___ Excerpted data
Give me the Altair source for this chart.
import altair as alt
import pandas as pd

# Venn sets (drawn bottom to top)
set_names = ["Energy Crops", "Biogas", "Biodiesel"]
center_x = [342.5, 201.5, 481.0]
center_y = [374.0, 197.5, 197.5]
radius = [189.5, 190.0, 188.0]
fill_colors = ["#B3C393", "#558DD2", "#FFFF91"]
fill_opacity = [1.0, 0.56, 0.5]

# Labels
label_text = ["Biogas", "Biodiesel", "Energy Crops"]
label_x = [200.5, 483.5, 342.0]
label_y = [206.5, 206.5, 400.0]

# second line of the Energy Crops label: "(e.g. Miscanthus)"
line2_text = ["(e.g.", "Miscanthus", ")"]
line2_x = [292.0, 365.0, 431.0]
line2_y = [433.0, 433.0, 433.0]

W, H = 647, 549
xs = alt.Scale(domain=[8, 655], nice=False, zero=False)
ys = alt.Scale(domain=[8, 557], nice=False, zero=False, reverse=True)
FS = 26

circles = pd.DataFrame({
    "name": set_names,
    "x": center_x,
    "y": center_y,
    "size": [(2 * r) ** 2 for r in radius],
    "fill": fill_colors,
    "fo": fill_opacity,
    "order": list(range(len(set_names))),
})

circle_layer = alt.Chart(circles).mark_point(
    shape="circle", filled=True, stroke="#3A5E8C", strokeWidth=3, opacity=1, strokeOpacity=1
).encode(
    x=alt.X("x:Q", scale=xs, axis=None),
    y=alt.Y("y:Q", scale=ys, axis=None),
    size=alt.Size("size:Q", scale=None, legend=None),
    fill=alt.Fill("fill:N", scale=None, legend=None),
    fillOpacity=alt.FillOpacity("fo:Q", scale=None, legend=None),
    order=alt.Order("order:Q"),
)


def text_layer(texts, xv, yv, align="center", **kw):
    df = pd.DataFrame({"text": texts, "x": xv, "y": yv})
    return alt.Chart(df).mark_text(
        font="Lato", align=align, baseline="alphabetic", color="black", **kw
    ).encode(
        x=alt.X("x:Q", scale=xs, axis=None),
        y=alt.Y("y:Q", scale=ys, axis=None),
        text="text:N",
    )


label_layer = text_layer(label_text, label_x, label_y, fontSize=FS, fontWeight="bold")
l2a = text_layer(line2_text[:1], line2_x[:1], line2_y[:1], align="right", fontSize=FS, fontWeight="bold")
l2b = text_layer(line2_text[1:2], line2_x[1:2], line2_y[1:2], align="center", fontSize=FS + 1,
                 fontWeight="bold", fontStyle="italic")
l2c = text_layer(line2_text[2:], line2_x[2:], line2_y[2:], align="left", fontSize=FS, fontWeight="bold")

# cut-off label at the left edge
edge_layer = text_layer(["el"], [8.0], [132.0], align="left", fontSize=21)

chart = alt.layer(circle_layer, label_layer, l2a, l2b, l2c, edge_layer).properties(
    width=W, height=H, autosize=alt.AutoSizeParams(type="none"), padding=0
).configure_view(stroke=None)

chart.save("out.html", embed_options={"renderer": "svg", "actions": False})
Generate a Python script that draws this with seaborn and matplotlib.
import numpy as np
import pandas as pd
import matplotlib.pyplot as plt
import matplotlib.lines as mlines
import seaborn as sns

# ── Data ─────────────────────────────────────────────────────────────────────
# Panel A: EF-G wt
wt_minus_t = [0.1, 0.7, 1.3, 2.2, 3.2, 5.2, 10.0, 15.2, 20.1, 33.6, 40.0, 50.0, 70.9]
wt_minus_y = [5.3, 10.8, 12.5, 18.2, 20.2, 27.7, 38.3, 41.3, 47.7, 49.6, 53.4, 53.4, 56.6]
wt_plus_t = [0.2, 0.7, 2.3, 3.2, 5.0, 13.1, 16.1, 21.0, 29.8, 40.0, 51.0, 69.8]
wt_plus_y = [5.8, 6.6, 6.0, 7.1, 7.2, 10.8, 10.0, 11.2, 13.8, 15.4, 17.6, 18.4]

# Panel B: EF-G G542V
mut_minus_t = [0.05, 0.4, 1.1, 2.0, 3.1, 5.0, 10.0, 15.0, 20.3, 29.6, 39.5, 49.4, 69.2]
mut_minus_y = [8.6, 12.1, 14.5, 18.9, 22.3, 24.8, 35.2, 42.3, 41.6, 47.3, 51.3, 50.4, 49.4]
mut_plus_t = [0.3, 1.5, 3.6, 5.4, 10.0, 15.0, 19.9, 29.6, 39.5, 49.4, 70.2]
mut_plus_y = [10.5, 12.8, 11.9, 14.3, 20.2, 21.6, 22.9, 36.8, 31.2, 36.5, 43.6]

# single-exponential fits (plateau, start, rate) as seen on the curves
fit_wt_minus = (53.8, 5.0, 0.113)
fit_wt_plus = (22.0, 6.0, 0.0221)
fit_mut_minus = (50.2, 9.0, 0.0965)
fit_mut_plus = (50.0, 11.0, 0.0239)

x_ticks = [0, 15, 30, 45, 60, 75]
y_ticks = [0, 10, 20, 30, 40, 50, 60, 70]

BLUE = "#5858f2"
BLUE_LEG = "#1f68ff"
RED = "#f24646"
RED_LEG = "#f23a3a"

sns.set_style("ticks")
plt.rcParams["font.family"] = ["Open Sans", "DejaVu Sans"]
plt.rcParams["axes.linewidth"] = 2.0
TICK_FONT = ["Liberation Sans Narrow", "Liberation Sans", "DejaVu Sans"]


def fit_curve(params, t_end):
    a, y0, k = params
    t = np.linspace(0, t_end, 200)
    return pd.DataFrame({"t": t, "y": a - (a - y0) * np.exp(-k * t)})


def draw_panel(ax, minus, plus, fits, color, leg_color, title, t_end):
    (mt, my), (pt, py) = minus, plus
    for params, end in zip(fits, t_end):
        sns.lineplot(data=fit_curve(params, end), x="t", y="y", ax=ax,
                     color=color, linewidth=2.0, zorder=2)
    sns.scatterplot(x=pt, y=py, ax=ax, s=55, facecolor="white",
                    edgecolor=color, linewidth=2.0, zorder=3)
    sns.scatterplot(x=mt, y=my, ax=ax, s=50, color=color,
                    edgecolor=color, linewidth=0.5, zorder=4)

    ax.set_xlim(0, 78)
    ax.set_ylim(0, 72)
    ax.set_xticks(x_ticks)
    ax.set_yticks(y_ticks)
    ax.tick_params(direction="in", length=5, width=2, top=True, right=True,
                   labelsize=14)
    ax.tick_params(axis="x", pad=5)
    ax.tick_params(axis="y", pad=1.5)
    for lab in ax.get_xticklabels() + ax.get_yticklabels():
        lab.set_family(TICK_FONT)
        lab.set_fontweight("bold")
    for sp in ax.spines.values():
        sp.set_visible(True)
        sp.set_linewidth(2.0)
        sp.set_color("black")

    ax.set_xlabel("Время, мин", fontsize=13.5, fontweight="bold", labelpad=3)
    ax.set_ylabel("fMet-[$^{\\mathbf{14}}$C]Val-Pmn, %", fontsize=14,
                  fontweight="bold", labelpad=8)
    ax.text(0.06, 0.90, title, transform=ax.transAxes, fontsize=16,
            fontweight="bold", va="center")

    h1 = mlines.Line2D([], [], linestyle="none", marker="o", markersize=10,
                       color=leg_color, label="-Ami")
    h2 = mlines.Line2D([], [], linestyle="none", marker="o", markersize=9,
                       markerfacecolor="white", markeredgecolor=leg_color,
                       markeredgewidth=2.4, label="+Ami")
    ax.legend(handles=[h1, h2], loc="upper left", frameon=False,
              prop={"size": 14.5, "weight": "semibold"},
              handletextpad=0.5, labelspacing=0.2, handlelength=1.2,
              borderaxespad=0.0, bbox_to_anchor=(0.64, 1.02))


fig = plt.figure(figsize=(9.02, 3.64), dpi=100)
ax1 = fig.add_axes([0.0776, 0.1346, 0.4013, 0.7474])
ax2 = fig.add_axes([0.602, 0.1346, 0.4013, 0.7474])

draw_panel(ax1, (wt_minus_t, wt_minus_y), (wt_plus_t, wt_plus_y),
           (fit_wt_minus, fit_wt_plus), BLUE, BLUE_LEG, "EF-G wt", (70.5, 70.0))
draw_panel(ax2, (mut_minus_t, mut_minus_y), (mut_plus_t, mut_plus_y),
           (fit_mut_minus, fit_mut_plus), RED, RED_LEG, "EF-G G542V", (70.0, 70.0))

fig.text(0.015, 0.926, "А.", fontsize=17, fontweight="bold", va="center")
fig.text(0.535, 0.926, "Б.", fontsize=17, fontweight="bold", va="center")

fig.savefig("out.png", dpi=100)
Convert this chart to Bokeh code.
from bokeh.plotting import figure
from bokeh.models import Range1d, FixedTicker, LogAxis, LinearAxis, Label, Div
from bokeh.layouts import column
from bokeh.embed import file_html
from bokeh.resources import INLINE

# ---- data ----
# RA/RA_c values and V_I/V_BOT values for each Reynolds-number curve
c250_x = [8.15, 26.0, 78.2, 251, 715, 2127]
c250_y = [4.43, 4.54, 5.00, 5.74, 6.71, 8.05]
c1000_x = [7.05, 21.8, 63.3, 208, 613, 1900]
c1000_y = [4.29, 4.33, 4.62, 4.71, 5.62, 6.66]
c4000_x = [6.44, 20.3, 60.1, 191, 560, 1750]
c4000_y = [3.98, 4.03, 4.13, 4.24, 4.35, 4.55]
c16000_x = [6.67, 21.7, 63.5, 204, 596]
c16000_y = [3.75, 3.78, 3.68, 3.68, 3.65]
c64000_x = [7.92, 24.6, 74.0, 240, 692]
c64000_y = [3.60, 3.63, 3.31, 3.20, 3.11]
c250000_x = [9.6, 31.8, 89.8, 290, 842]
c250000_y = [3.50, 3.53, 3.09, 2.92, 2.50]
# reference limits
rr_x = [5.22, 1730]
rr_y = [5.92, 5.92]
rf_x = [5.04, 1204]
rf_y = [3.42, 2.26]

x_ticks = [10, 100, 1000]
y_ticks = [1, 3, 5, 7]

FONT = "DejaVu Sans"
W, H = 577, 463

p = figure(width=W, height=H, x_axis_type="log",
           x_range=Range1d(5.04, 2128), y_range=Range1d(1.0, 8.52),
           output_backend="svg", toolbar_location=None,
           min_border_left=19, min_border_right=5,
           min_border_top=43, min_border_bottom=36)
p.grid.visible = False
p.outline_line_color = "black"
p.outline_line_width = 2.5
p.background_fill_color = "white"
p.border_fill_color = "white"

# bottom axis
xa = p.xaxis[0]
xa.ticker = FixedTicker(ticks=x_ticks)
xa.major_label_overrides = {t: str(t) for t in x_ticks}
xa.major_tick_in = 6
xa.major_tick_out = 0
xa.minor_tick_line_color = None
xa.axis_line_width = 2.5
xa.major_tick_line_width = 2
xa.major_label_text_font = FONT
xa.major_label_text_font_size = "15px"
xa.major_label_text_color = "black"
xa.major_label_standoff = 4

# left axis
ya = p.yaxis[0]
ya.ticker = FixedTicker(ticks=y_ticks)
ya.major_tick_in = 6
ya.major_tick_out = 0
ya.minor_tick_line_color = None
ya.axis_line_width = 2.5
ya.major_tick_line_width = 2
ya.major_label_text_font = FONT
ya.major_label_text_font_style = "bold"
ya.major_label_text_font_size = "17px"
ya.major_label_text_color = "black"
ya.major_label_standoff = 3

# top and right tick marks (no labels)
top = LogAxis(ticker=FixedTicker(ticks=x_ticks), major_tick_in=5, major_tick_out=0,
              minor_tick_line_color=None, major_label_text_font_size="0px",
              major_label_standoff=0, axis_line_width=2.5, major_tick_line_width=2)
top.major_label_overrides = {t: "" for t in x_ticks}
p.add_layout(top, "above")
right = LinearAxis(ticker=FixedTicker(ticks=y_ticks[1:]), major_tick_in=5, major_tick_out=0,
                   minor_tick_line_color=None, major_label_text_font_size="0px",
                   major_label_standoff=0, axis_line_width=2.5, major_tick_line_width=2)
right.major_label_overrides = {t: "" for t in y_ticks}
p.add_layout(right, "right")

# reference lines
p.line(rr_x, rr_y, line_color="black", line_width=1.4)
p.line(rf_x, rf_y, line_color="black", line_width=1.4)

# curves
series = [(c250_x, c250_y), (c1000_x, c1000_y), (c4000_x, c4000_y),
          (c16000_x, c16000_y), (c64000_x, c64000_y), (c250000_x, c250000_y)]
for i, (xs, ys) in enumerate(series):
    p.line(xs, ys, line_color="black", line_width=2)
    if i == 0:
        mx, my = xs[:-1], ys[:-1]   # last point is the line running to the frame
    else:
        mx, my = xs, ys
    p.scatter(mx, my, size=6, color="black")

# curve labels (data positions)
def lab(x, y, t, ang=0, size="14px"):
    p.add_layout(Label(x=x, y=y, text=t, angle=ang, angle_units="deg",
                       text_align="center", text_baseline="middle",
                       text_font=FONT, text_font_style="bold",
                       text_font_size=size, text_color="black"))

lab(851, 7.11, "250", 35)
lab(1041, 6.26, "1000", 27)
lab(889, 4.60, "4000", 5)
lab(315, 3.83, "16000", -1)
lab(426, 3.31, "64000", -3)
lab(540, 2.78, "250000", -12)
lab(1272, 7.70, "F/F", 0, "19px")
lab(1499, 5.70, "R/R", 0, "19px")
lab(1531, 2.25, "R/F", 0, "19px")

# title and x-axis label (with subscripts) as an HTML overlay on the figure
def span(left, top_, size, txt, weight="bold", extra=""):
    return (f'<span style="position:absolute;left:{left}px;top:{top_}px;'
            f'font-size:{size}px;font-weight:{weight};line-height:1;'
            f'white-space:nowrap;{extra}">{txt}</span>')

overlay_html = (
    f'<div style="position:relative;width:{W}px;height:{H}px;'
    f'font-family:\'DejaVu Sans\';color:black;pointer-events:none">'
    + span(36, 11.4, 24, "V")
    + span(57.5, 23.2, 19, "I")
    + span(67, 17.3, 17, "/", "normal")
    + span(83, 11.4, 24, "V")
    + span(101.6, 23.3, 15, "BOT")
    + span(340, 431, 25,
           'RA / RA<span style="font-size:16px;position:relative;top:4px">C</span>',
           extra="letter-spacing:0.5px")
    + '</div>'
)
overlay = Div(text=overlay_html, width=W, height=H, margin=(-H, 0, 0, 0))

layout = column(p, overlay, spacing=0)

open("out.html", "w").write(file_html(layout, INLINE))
______
Goal:
In the listing above, locate the line containing "Generate a Python" and the line containing "import seaborn as sns". Extract those two lines and every line between them, exactly as written, and only those.

Answer to the exercise:
Generate a Python script that draws this with seaborn and matplotlib.
import numpy as np
import pandas as pd
import matplotlib.pyplot as plt
import matplotlib.lines as mlines
import seaborn as sns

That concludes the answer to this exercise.